Less Crowd Noise? Lions Coach Makes a Plea

Detroit Lions coach Jim Schwartz is making an odd request to fans: less crowd noise, please.

During Wednesday’s Detroit Lions Luncheon team President Tom Lawand addressed the crowd, expressing objection to the notion from the media that the fans were buying into what the Lions were selling this year. 
 
“That kind of bothers me for a couple of reasons,” said Lewand.  “We’ve done it one day at a time, we’ve done it with that philosophical principal of hard work, high expectations for ourselves but being genuine about it and being disciplined with that philosophy that we have and the kind of team we wanted to build.” 
 
If the success at the tail-end of last season, along with the preseason thumping of New England are any indication, Lewand's right -- the team isn't necessarily selling, but demonstrating instead. One thing the Lions are selling, though, is tickets.  And the fans are buying.
 
The Monday night game against the Chicago Bears sold out in 45 minutes.  The Thanksgiving Day game – against the Green Bay Packers – is reportedly ahead of last year’s pacing.  The team even sold out last week’s preseason game against the New England Patriots
 
The increase in ticket sales will translate to more fans in the stands and a larger reading on the decibel meter, as a packed Ford Field can be deafeningly loud, - so much so that it can actually impact the game.  
 
Something the Lions hope they can use to their advantage in 2011.
 
“We have great fans here,” said head coach Jim Schwartz.  “But it’s another thing to have those fans affect the game.”
 
The fans excitement and enthusiasm, especially when manifested as thunderous roars, hollers and cheers can make it so difficult for an offense to operate, it forces them to alter their approach. The team may be forced to change to a silent snap count as the offensive players won’t be able to hear the quarterback.
 
This also impacts an offense that may want to make adjustments on the line of scrimmage and can be particularly impactful to the no huddle. 
 
But it can be a double-edged sword when a home crowd continues to be vocal while their team’s offense takes the field.  Something the Lions experienced against the New England Patriots last Saturday.
 
“Our quarterback likes to call a lot of plays at the line of scrimmage,” said Schwartz.  “I don’t know if you guys noticed a lot of no huddles and stuff like that, and he needs people to hear him.  And I love the ‘Let’s Go Lions’ cheer – and I don’t hear very much with my head phones but ‘Let’s go Lions’ I hear – but not when it’s fourth-and-goal from the three.  If you can pass that around a little bit.”
 
There were actually two situations on Saturday when the Lions were faced with fourth-and-short and decided to go for it.  Once in the third quarter, a run to the left by Aaron Brown picked up the first down (the Lions ran no huddle on this play) and in the fourth quarter, a four-yard touchdown pass from Drew Stanton to Derrick Williams (the play Schwartz is referring to).
 
Although the Lions converted, the risk of failure is greater when there are breakdowns in communication on the line of scrimmage between the offensive players. 
 
The no huddle appears to be something the Lions will use with consistency this year -- they ran it on five plays while Mathew Stafford was still at quarterback against the Patriots.  Hence keeping the volume down when the offense is at work will being key for fans. 
 
The message?
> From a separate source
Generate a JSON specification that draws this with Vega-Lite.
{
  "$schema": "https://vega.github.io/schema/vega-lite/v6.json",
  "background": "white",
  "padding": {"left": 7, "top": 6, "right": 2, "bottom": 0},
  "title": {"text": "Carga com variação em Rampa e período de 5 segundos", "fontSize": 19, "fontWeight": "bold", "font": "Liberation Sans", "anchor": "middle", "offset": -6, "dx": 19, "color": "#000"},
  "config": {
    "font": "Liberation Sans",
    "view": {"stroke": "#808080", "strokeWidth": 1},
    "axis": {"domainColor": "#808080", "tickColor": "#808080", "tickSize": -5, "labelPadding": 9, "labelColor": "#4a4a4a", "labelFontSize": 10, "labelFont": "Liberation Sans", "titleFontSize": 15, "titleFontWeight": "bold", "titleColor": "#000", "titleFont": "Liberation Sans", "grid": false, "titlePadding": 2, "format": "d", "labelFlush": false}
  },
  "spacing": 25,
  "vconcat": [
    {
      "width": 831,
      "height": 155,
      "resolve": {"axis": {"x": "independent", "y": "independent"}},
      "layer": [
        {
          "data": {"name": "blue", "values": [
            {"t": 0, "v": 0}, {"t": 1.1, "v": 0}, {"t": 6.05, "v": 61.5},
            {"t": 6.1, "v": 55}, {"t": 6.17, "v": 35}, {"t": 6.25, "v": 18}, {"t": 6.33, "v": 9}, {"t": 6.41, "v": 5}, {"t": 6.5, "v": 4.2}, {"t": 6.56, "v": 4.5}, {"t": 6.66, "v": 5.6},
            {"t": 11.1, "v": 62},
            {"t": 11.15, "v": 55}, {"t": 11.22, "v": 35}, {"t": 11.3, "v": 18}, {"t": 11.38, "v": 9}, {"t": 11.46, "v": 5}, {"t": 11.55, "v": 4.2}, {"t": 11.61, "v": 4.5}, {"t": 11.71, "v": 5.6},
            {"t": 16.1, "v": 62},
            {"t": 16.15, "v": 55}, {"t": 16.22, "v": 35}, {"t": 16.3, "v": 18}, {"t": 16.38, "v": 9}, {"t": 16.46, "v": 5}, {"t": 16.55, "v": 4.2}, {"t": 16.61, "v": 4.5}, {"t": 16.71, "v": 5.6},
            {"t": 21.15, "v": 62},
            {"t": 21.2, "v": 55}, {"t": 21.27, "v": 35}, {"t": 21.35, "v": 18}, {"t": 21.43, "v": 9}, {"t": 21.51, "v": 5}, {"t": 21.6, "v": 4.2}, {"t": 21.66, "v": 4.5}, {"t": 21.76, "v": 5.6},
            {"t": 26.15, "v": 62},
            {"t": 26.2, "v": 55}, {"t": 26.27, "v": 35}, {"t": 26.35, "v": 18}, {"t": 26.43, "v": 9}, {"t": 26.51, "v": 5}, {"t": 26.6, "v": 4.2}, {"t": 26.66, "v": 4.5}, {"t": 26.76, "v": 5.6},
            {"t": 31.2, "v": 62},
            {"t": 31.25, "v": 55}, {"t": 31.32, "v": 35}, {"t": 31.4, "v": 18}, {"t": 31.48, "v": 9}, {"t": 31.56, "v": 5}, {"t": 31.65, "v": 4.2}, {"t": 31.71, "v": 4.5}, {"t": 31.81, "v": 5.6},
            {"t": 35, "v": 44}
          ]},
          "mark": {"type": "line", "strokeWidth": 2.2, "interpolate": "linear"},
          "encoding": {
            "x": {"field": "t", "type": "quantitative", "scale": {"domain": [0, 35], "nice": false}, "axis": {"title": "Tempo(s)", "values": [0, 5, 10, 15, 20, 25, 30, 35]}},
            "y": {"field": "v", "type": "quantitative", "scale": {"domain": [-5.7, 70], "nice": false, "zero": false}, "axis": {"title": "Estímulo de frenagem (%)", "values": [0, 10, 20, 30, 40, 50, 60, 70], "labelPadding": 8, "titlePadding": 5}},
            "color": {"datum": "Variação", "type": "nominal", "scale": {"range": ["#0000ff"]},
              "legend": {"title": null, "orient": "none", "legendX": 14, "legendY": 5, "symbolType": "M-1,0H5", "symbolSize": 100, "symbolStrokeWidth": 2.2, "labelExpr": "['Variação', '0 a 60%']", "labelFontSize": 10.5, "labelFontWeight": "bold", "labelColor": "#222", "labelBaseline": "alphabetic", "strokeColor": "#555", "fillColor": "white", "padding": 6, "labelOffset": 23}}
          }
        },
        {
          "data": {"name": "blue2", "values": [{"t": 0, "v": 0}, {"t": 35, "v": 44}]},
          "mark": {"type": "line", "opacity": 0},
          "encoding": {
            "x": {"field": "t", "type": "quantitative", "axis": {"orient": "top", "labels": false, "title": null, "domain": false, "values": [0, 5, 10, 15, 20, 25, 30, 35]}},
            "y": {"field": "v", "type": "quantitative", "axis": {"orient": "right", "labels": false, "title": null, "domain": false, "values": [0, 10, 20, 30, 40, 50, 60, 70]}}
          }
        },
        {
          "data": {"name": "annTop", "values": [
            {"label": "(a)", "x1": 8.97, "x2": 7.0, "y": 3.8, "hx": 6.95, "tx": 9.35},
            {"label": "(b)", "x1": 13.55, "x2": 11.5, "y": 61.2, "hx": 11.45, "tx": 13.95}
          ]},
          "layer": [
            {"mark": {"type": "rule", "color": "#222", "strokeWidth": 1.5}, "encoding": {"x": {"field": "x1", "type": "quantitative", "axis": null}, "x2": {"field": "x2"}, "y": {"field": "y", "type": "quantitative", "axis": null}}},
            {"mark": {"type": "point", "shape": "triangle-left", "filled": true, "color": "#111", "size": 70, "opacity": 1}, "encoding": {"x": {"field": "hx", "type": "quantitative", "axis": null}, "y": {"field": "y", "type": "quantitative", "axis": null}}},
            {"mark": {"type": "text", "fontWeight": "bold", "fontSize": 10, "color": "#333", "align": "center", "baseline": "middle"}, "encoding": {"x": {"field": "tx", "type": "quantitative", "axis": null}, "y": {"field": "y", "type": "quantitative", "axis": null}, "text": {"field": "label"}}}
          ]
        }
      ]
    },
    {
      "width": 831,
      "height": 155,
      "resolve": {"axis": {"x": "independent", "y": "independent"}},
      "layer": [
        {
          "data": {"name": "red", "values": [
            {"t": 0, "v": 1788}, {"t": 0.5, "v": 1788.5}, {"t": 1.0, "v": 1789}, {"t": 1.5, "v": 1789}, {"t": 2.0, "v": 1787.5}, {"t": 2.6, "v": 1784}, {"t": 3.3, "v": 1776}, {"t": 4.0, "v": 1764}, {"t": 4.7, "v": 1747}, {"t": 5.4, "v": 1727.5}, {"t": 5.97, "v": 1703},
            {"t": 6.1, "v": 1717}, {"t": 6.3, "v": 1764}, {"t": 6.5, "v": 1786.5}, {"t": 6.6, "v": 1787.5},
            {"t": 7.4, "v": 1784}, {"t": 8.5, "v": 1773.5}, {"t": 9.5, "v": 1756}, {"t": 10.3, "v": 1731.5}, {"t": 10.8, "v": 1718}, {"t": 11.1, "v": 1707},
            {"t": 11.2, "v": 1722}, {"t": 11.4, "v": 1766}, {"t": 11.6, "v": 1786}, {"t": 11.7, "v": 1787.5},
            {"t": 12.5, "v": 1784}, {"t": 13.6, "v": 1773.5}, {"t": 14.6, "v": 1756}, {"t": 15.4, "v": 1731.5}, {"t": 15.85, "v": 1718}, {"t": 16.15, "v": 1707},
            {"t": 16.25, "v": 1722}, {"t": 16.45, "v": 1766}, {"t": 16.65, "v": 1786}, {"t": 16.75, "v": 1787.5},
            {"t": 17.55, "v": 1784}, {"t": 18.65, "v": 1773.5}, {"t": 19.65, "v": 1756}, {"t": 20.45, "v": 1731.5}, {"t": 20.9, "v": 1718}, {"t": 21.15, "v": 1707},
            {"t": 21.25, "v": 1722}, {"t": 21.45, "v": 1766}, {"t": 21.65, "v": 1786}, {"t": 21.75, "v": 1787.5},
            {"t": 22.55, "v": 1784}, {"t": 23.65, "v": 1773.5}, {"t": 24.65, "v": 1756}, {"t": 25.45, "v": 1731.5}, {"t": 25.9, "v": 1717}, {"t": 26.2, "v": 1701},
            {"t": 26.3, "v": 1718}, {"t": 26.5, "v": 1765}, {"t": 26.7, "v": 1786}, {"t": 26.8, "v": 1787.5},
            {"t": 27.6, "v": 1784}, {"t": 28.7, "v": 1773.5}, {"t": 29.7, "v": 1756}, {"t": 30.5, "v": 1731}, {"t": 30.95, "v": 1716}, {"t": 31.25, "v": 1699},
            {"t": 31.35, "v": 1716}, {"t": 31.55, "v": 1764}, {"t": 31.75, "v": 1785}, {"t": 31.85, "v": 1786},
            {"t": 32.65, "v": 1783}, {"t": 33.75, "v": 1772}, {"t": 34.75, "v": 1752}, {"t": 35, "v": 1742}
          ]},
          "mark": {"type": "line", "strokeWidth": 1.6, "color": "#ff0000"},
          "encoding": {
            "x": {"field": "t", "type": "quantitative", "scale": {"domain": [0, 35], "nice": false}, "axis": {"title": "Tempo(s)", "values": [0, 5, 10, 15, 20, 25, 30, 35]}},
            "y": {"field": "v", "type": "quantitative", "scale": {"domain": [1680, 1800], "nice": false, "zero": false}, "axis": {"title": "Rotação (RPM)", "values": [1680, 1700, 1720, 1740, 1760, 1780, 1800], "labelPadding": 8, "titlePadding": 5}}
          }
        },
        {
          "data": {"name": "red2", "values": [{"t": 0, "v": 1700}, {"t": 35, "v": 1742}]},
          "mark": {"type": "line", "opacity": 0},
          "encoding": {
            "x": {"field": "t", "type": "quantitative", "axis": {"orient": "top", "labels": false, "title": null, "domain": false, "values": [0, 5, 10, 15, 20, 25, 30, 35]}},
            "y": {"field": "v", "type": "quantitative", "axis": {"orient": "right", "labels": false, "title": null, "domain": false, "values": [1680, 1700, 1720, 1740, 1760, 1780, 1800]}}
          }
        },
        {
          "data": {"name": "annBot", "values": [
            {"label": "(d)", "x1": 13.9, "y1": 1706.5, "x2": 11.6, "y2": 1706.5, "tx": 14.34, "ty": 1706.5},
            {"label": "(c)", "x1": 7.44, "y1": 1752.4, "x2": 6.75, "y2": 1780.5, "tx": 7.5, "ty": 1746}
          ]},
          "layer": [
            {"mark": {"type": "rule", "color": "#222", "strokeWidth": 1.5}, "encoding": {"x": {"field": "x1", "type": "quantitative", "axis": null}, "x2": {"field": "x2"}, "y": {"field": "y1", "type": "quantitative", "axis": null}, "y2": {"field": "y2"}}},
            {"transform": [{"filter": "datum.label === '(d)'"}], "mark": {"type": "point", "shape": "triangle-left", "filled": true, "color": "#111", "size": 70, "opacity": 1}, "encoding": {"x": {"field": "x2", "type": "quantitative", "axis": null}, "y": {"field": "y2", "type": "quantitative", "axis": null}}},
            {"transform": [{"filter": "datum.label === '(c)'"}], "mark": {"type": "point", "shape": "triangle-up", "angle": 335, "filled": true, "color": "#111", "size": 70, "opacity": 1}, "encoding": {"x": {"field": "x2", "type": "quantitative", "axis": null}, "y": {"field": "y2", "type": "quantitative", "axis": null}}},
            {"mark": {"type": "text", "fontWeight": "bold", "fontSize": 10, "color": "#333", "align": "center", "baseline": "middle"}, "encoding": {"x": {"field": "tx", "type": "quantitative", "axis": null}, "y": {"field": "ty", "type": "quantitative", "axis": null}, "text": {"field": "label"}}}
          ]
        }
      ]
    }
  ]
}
Scream, shout and be loud. Make some noise for the team. Just do it at the right times. 
 
“Spread that word a little bit because home-field advantage means a lot,” said Schwartz.  “It means making it very difficult for an opponent to hear but it also means cheering at the right times for us.  When we score, we’re going to sing a song, we’re going to have a lot fun, we’re going to party down.  But, give us a chance to score before we start those cheers.”